## Data to process
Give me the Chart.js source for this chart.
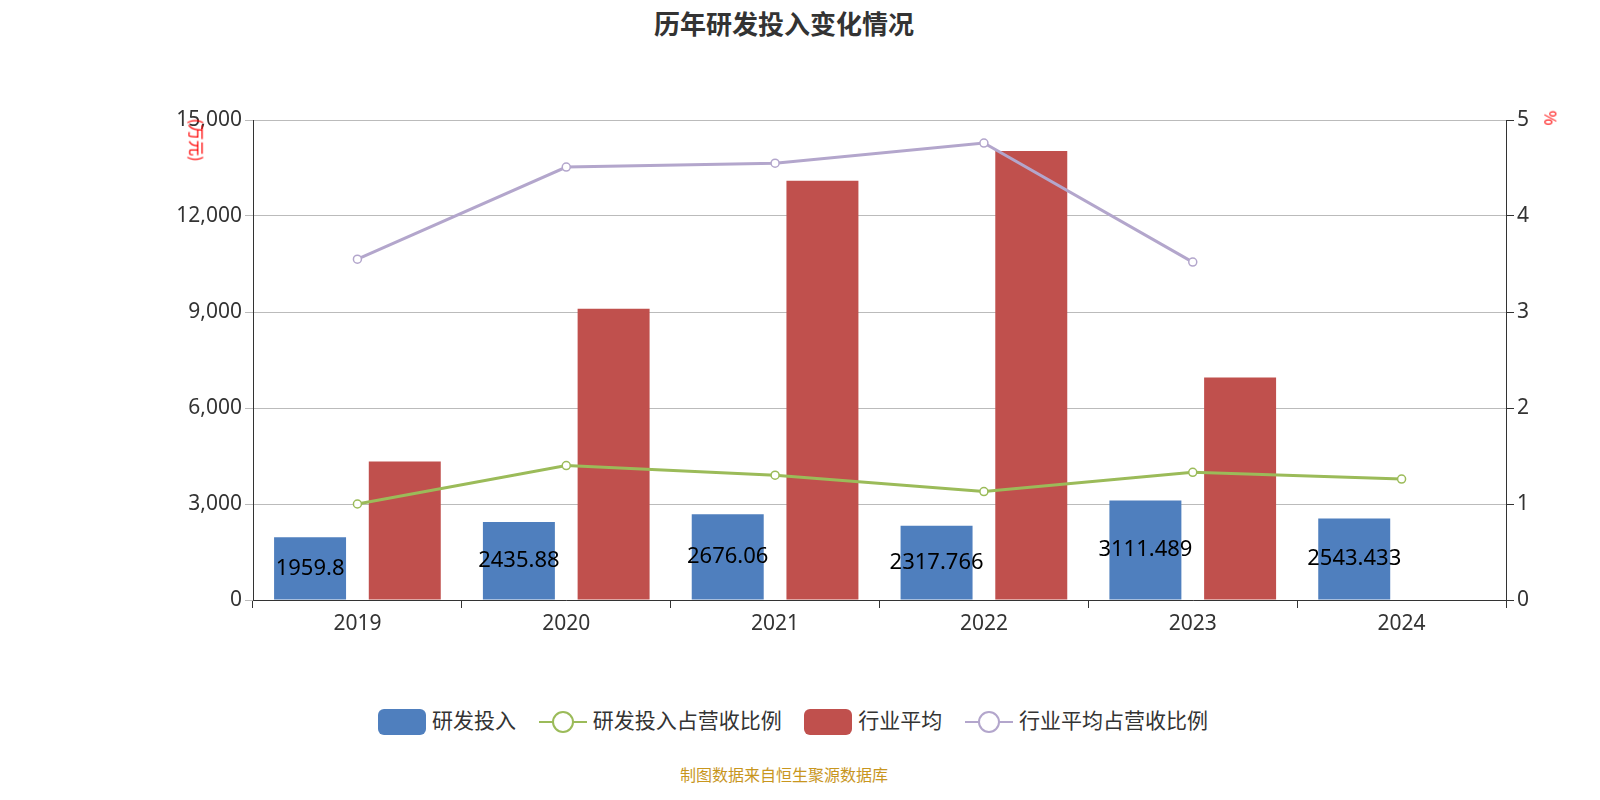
<!DOCTYPE html><html><head><meta charset="utf-8">
<script src="https://cdn.jsdelivr.net/npm/chart.js@4"></script>
<style>body{margin:0;width:1600px;height:800px;background:#fff;font-family:"Noto Sans CJK SC","Noto Sans",sans-serif;position:relative;overflow:hidden}
#t{position:absolute;top:4px;left:0;width:1568px;text-align:center;font-size:26px;font-weight:bold;color:#333}
#wrap{position:absolute;left:0;top:0;width:1600px;height:680px}
#lg{position:absolute;top:704px;left:0;width:1568px;text-align:center;font-size:21px;color:#333}
#lg span.i{display:inline-block;vertical-align:middle;margin:0 6px 0 18px}
#src{position:absolute;top:762px;left:0;width:1568px;text-align:center;font-size:16px;color:#c8961e}
.u{position:absolute;color:red;font-size:16px}
</style></head><body>
<div id="t">历年研发投入变化情况</div>
<div id="wrap"><canvas id="c" width="1600" height="680"></canvas></div>
<div class="u" style="left:176px;top:128px;transform:rotate(90deg);transform-origin:center">(万元)</div>
<div class="u" style="left:1544px;top:106px;transform:rotate(90deg)">%</div>
<div id="lg">
<span class="i" style="width:48px;height:26px;background:#4f7fbe;border-radius:6px"></span>研发投入
<span class="i" style="width:48px;height:26px;position:relative"><span style="position:absolute;left:0;top:12px;width:48px;height:2px;background:#9bbb59"></span><span style="position:absolute;left:13px;top:2px;width:18px;height:18px;border:2px solid #9bbb59;border-radius:50%;background:#fff"></span></span>研发投入占营收比例
<span class="i" style="width:48px;height:26px;background:#c0504d;border-radius:6px"></span>行业平均
<span class="i" style="width:48px;height:26px;position:relative"><span style="position:absolute;left:0;top:12px;width:48px;height:2px;background:#b3a6cc"></span><span style="position:absolute;left:13px;top:2px;width:18px;height:18px;border:2px solid #b3a6cc;border-radius:50%;background:#fff"></span></span>行业平均占营收比例
</div>
<div id="src">制图数据来自恒生聚源数据库</div>
<script>
const categories=["2019","2020","2021","2022","2023","2024"];
const rd=[1959.8,2435.88,2676.06,2317.766,3111.489,2543.433];
const rdRatio=[1.0,1.4,1.3,1.13,1.33,1.26];
const ind=[4330,9100,13100,14030,6950,null];
const indRatio=[3.55,4.51,4.55,4.76,3.52,null];
const leftTicks=[0,3000,6000,9000,12000,15000];
const F='"Noto Sans","Noto Sans CJK SC",sans-serif';
const labelPlugin={id:'lbl',afterDatasetsDraw(ch){const m=ch.getDatasetMeta(0),ctx=ch.ctx;ctx.save();ctx.font='22px '+F;ctx.fillStyle='#000';ctx.textAlign='center';ctx.textBaseline='middle';m.data.forEach((b,i)=>{ctx.fillText(String(rd[i]),b.x,(b.y+b.base)/2);});ctx.restore();}};
new Chart(document.getElementById('c'),{data:{labels:categories,datasets:[
{type:'bar',label:'研发投入',data:rd,backgroundColor:'#4f7fbe',yAxisID:'y',order:2,categoryPercentage:0.907,barPercentage:0.76},
{type:'line',label:'研发投入占营收比例',data:rdRatio,borderColor:'#9bbb59',borderWidth:3,pointRadius:4,pointBackgroundColor:'#fff',pointBorderColor:'#9bbb59',pointBorderWidth:1.5,yAxisID:'y1',order:0},
{type:'bar',label:'行业平均',data:ind,backgroundColor:'#c0504d',yAxisID:'y',order:2,categoryPercentage:0.907,barPercentage:0.76},
{type:'line',label:'行业平均占营收比例',data:indRatio,borderColor:'#b3a6cc',borderWidth:3,pointRadius:4,pointBackgroundColor:'#fff',pointBorderColor:'#b3a6cc',pointBorderWidth:1.5,yAxisID:'y1',order:0}]},
options:{responsive:false,animation:false,layout:{padding:{left:0,right:0,top:120,bottom:0}},plugins:{legend:{display:false},tooltip:{enabled:false}},
scales:{x:{afterFit(s){s.height=80},grid:{offset:true,drawOnChartArea:false,color:'#333',tickLength:8},border:{color:'#333'},ticks:{color:'#333',font:{size:21,family:F}}},
y:{position:'left',min:0,max:15000,afterBuildTicks(s){s.ticks=leftTicks.map(v=>({value:v}))},afterFit(s){s.width=253},grid:{color:'#bbb',tickLength:8},border:{color:'#333',display:true},ticks:{color:'#333',font:{size:21,family:F},callback:v=>v.toLocaleString('en-US')}},
y1:{position:'right',min:0,max:5,afterFit(s){s.width=94},grid:{drawOnChartArea:false,color:'#333',tickLength:8},border:{color:'#333'},ticks:{stepSize:1,color:'#333',font:{size:21,family:F}}}}},
plugins:[labelPlugin]});
</script></body></html>
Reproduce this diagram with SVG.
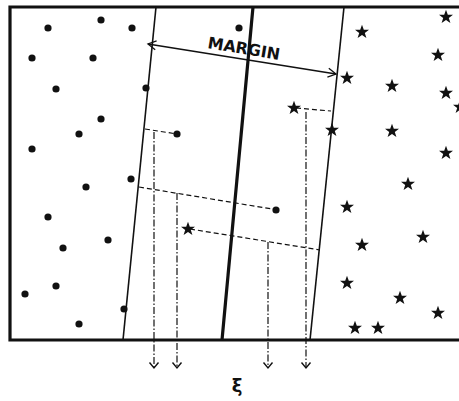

## Task to carry out
Every record is to be reproduced exactly, with no pictures included.

## Solved problem
Give me the Chart.js source for this chart.
<!DOCTYPE html><html><head><meta charset="utf-8">
<script src="https://cdn.jsdelivr.net/npm/chart.js@4"></script>
<style>body{margin:0;width:1600px;height:800px;background:#fff;font-family:"Noto Sans CJK SC","Noto Sans",sans-serif;position:relative;overflow:hidden}
#t{position:absolute;top:4px;left:0;width:1568px;text-align:center;font-size:26px;font-weight:bold;color:#333}
#wrap{position:absolute;left:0;top:0;width:1600px;height:680px}
#lg{position:absolute;top:704px;left:0;width:1568px;text-align:center;font-size:21px;color:#333}
#lg span.i{display:inline-block;vertical-align:middle;margin:0 6px 0 18px}
#src{position:absolute;top:762px;left:0;width:1568px;text-align:center;font-size:16px;color:#c8961e}
.u{position:absolute;color:red;font-size:16px}
</style></head><body>
<div id="t">历年研发投入变化情况</div>
<div id="wrap"><canvas id="c" width="1600" height="680"></canvas></div>
<div class="u" style="left:176px;top:128px;transform:rotate(90deg);transform-origin:center">(万元)</div>
<div class="u" style="left:1544px;top:106px;transform:rotate(90deg)">%</div>
<div id="lg">
<span class="i" style="width:48px;height:26px;background:#4f7fbe;border-radius:6px"></span>研发投入
<span class="i" style="width:48px;height:26px;position:relative"><span style="position:absolute;left:0;top:12px;width:48px;height:2px;background:#9bbb59"></span><span style="position:absolute;left:13px;top:2px;width:18px;height:18px;border:2px solid #9bbb59;border-radius:50%;background:#fff"></span></span>研发投入占营收比例
<span class="i" style="width:48px;height:26px;background:#c0504d;border-radius:6px"></span>行业平均
<span class="i" style="width:48px;height:26px;position:relative"><span style="position:absolute;left:0;top:12px;width:48px;height:2px;background:#b3a6cc"></span><span style="position:absolute;left:13px;top:2px;width:18px;height:18px;border:2px solid #b3a6cc;border-radius:50%;background:#fff"></span></span>行业平均占营收比例
</div>
<div id="src">制图数据来自恒生聚源数据库</div>
<script>
const categories=["2019","2020","2021","2022","2023","2024"];
const rd=[1959.8,2435.88,2676.06,2317.766,3111.489,2543.433];
const rdRatio=[1.0,1.4,1.3,1.13,1.33,1.26];
const ind=[4330,9100,13100,14030,6950,null];
const indRatio=[3.55,4.51,4.55,4.76,3.52,null];
const leftTicks=[0,3000,6000,9000,12000,15000];
const F='"Noto Sans","Noto Sans CJK SC",sans-serif';
const labelPlugin={id:'lbl',afterDatasetsDraw(ch){const m=ch.getDatasetMeta(0),ctx=ch.ctx;ctx.save();ctx.font='22px '+F;ctx.fillStyle='#000';ctx.textAlign='center';ctx.textBaseline='middle';m.data.forEach((b,i)=>{ctx.fillText(String(rd[i]),b.x,(b.y+b.base)/2);});ctx.restore();}};
new Chart(document.getElementById('c'),{data:{labels:categories,datasets:[
{type:'bar',label:'研发投入',data:rd,backgroundColor:'#4f7fbe',yAxisID:'y',order:2,categoryPercentage:0.907,barPercentage:0.76},
{type:'line',label:'研发投入占营收比例',data:rdRatio,borderColor:'#9bbb59',borderWidth:3,pointRadius:4,pointBackgroundColor:'#fff',pointBorderColor:'#9bbb59',pointBorderWidth:1.5,yAxisID:'y1',order:0},
{type:'bar',label:'行业平均',data:ind,backgroundColor:'#c0504d',yAxisID:'y',order:2,categoryPercentage:0.907,barPercentage:0.76},
{type:'line',label:'行业平均占营收比例',data:indRatio,borderColor:'#b3a6cc',borderWidth:3,pointRadius:4,pointBackgroundColor:'#fff',pointBorderColor:'#b3a6cc',pointBorderWidth:1.5,yAxisID:'y1',order:0}]},
options:{responsive:false,animation:false,layout:{padding:{left:0,right:0,top:120,bottom:0}},plugins:{legend:{display:false},tooltip:{enabled:false}},
scales:{x:{afterFit(s){s.height=80},grid:{offset:true,drawOnChartArea:false,color:'#333',tickLength:8},border:{color:'#333'},ticks:{color:'#333',font:{size:21,family:F}}},
y:{position:'left',min:0,max:15000,afterBuildTicks(s){s.ticks=leftTicks.map(v=>({value:v}))},afterFit(s){s.width=253},grid:{color:'#bbb',tickLength:8},border:{color:'#333',display:true},ticks:{color:'#333',font:{size:21,family:F},callback:v=>v.toLocaleString('en-US')}},
y1:{position:'right',min:0,max:5,afterFit(s){s.width=94},grid:{drawOnChartArea:false,color:'#333',tickLength:8},border:{color:'#333'},ticks:{stepSize:1,color:'#333',font:{size:21,family:F}}}}},
plugins:[labelPlugin]});
</script></body></html>
Reproduce this diagram with SVG.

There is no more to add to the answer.